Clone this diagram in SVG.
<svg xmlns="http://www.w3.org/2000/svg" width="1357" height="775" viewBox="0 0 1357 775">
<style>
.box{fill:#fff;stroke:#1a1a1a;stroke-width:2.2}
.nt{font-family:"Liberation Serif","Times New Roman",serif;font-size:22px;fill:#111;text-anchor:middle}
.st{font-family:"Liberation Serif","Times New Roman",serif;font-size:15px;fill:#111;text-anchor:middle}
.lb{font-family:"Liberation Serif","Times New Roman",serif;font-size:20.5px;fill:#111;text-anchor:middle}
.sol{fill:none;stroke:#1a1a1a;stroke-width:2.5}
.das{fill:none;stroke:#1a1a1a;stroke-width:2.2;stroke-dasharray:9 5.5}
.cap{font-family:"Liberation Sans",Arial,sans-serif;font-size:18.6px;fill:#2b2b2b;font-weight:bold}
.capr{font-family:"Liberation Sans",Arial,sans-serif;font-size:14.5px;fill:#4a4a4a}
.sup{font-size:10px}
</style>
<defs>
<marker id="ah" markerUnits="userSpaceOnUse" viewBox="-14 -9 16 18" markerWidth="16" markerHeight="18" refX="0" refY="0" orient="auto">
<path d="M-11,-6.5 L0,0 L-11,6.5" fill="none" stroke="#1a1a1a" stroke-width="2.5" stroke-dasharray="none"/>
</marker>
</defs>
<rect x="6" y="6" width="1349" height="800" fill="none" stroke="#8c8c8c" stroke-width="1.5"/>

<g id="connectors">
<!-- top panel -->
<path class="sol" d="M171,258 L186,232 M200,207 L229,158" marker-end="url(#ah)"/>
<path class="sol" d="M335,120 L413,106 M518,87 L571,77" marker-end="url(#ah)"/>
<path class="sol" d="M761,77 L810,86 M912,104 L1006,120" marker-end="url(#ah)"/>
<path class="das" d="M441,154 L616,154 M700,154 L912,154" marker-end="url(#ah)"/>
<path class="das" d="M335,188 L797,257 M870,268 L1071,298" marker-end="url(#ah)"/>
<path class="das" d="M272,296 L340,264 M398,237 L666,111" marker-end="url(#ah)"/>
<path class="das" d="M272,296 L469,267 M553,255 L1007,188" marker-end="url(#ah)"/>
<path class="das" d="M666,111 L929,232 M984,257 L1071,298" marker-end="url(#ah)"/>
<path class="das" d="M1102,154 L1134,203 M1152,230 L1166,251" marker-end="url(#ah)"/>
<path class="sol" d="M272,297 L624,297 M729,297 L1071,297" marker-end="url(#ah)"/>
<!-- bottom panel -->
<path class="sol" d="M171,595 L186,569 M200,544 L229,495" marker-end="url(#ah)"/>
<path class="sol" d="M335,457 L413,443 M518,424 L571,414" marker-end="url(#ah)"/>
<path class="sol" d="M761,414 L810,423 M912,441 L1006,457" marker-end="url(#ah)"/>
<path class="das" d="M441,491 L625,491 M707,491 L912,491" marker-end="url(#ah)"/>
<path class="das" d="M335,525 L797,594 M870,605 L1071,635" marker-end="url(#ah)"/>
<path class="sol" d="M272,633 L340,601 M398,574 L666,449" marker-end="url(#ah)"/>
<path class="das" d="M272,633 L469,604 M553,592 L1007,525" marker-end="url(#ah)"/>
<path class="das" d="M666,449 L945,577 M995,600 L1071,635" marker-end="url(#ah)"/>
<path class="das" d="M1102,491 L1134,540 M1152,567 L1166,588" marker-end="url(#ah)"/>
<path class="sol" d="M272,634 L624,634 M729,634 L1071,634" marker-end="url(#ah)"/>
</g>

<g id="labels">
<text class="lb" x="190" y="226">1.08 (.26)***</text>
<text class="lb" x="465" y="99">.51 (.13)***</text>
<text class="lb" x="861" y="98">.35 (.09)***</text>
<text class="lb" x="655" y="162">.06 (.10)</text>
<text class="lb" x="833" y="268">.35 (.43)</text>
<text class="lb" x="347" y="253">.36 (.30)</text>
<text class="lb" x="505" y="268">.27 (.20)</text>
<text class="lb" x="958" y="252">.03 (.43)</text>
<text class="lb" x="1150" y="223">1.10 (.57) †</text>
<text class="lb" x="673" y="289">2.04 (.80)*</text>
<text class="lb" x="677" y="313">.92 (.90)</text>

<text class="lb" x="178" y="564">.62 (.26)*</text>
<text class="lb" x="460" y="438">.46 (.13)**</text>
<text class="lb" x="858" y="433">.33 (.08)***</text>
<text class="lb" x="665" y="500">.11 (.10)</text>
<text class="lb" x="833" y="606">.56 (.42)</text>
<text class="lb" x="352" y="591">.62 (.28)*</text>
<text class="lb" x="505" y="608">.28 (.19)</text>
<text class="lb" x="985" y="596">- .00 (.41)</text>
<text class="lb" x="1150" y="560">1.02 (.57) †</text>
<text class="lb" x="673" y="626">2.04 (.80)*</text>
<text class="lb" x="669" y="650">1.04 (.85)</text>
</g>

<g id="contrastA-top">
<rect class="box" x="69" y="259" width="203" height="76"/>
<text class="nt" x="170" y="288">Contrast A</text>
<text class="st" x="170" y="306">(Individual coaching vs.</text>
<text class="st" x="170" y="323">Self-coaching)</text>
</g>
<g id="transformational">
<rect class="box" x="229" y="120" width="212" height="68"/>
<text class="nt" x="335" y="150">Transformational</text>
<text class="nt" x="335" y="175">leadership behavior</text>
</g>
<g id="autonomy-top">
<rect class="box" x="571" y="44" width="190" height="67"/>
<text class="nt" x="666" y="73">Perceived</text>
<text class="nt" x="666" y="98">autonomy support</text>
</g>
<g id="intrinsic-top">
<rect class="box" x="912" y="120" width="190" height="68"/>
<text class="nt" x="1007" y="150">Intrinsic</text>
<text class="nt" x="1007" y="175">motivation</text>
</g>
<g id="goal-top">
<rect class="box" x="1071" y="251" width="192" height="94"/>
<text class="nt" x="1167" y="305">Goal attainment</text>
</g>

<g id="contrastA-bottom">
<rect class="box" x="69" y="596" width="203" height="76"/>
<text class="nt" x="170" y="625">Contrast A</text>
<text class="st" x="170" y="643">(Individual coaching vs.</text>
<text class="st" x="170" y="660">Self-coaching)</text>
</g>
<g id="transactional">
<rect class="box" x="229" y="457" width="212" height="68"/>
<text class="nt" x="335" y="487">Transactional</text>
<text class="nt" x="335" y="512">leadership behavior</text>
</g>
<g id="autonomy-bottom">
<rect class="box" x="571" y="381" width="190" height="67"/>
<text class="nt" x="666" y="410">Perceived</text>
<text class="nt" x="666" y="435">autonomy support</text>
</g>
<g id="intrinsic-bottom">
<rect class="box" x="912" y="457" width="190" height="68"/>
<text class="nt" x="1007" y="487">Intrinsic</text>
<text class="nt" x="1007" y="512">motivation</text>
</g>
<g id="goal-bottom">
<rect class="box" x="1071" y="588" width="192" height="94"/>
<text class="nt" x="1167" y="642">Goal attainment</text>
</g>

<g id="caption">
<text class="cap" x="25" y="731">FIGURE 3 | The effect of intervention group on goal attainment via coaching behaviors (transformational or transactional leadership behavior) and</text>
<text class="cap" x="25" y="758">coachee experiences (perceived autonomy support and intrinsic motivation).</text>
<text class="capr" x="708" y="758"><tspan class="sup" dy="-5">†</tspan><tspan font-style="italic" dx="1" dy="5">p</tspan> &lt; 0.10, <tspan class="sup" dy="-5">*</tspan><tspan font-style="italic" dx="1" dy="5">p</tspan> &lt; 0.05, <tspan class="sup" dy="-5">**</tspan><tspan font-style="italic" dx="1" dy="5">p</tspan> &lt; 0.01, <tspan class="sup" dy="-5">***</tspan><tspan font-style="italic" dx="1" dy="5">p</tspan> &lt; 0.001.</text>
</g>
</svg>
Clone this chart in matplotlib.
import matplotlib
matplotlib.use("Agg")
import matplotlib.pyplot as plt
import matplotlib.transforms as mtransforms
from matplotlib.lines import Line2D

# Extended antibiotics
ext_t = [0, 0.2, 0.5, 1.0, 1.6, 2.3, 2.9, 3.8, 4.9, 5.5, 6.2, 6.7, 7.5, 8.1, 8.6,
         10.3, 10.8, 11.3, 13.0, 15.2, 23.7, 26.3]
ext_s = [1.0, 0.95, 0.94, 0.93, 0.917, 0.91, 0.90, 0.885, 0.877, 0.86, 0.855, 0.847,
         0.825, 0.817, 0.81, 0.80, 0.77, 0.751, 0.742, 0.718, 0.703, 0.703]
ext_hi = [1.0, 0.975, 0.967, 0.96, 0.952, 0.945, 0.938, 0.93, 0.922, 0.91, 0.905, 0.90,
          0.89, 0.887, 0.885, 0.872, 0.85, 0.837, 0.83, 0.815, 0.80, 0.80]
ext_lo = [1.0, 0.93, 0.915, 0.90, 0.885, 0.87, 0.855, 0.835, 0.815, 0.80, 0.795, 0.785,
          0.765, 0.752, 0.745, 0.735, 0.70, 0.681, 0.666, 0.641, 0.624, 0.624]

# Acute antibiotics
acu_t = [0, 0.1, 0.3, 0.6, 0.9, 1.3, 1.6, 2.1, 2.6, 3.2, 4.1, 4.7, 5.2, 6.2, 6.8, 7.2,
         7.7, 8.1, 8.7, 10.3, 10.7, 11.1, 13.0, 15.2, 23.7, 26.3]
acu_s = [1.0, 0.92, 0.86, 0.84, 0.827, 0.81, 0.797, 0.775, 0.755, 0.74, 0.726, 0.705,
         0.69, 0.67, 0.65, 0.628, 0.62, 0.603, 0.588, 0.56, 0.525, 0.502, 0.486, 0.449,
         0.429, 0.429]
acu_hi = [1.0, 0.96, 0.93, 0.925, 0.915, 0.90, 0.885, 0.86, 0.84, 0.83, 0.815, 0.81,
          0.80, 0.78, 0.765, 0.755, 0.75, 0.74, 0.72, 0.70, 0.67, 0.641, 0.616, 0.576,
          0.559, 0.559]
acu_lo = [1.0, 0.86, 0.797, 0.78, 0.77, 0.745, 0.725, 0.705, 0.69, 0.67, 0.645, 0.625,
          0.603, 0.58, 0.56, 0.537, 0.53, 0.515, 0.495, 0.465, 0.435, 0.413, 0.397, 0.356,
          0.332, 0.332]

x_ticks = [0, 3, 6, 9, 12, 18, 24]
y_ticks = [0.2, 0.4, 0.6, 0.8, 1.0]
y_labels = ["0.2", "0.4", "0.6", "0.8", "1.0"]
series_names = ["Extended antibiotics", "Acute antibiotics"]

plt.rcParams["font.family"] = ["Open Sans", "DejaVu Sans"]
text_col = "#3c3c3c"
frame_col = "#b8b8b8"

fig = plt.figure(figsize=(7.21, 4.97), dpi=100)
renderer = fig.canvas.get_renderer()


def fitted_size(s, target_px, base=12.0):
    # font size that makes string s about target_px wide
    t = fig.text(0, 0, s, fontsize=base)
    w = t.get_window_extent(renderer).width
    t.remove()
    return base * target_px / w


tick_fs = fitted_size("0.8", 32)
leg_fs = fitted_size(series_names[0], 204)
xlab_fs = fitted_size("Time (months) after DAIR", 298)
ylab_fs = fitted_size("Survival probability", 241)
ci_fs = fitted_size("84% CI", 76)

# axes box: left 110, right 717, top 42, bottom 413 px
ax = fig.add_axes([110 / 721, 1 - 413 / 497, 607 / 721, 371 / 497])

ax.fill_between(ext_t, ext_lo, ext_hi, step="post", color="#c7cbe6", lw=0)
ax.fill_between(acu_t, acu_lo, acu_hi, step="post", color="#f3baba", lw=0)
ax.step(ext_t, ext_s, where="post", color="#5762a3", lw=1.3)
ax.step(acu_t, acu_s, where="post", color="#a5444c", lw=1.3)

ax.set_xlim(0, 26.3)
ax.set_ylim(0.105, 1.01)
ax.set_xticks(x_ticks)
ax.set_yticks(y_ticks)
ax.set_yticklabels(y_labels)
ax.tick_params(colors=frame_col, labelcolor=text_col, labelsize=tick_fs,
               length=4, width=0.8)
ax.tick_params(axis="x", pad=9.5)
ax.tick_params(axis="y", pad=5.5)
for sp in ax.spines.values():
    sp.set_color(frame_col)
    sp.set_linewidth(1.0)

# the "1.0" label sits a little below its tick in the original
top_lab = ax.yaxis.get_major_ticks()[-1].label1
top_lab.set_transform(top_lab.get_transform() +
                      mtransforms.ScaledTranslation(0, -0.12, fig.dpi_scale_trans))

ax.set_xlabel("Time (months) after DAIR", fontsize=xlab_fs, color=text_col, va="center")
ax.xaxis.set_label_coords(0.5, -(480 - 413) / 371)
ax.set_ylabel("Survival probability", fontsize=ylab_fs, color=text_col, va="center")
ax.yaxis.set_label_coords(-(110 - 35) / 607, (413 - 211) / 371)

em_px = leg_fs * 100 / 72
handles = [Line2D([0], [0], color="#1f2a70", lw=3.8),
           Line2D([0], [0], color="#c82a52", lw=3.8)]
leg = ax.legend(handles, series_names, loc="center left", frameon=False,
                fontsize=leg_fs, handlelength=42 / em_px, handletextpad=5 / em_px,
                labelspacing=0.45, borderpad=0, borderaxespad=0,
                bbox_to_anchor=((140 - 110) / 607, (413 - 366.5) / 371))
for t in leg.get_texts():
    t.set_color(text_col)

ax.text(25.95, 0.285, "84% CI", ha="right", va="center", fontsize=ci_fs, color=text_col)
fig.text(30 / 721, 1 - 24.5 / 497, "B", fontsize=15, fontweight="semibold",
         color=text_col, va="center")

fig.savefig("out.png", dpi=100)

**DIRECTIVE**
Would you quote everything above from the line containing "Clone this chart in matplotlib." down to the line containing "0.641, 0.624, 0.624]"? Include both of those lines and nothing else.

**SOLUTION TO THIS PROBLEM**
Clone this chart in matplotlib.
import matplotlib
matplotlib.use("Agg")
import matplotlib.pyplot as plt
import matplotlib.transforms as mtransforms
from matplotlib.lines import Line2D

# Extended antibiotics
ext_t = [0, 0.2, 0.5, 1.0, 1.6, 2.3, 2.9, 3.8, 4.9, 5.5, 6.2, 6.7, 7.5, 8.1, 8.6,
         10.3, 10.8, 11.3, 13.0, 15.2, 23.7, 26.3]
ext_s = [1.0, 0.95, 0.94, 0.93, 0.917, 0.91, 0.90, 0.885, 0.877, 0.86, 0.855, 0.847,
         0.825, 0.817, 0.81, 0.80, 0.77, 0.751, 0.742, 0.718, 0.703, 0.703]
ext_hi = [1.0, 0.975, 0.967, 0.96, 0.952, 0.945, 0.938, 0.93, 0.922, 0.91, 0.905, 0.90,
          0.89, 0.887, 0.885, 0.872, 0.85, 0.837, 0.83, 0.815, 0.80, 0.80]
ext_lo = [1.0, 0.93, 0.915, 0.90, 0.885, 0.87, 0.855, 0.835, 0.815, 0.80, 0.795, 0.785,
          0.765, 0.752, 0.745, 0.735, 0.70, 0.681, 0.666, 0.641, 0.624, 0.624]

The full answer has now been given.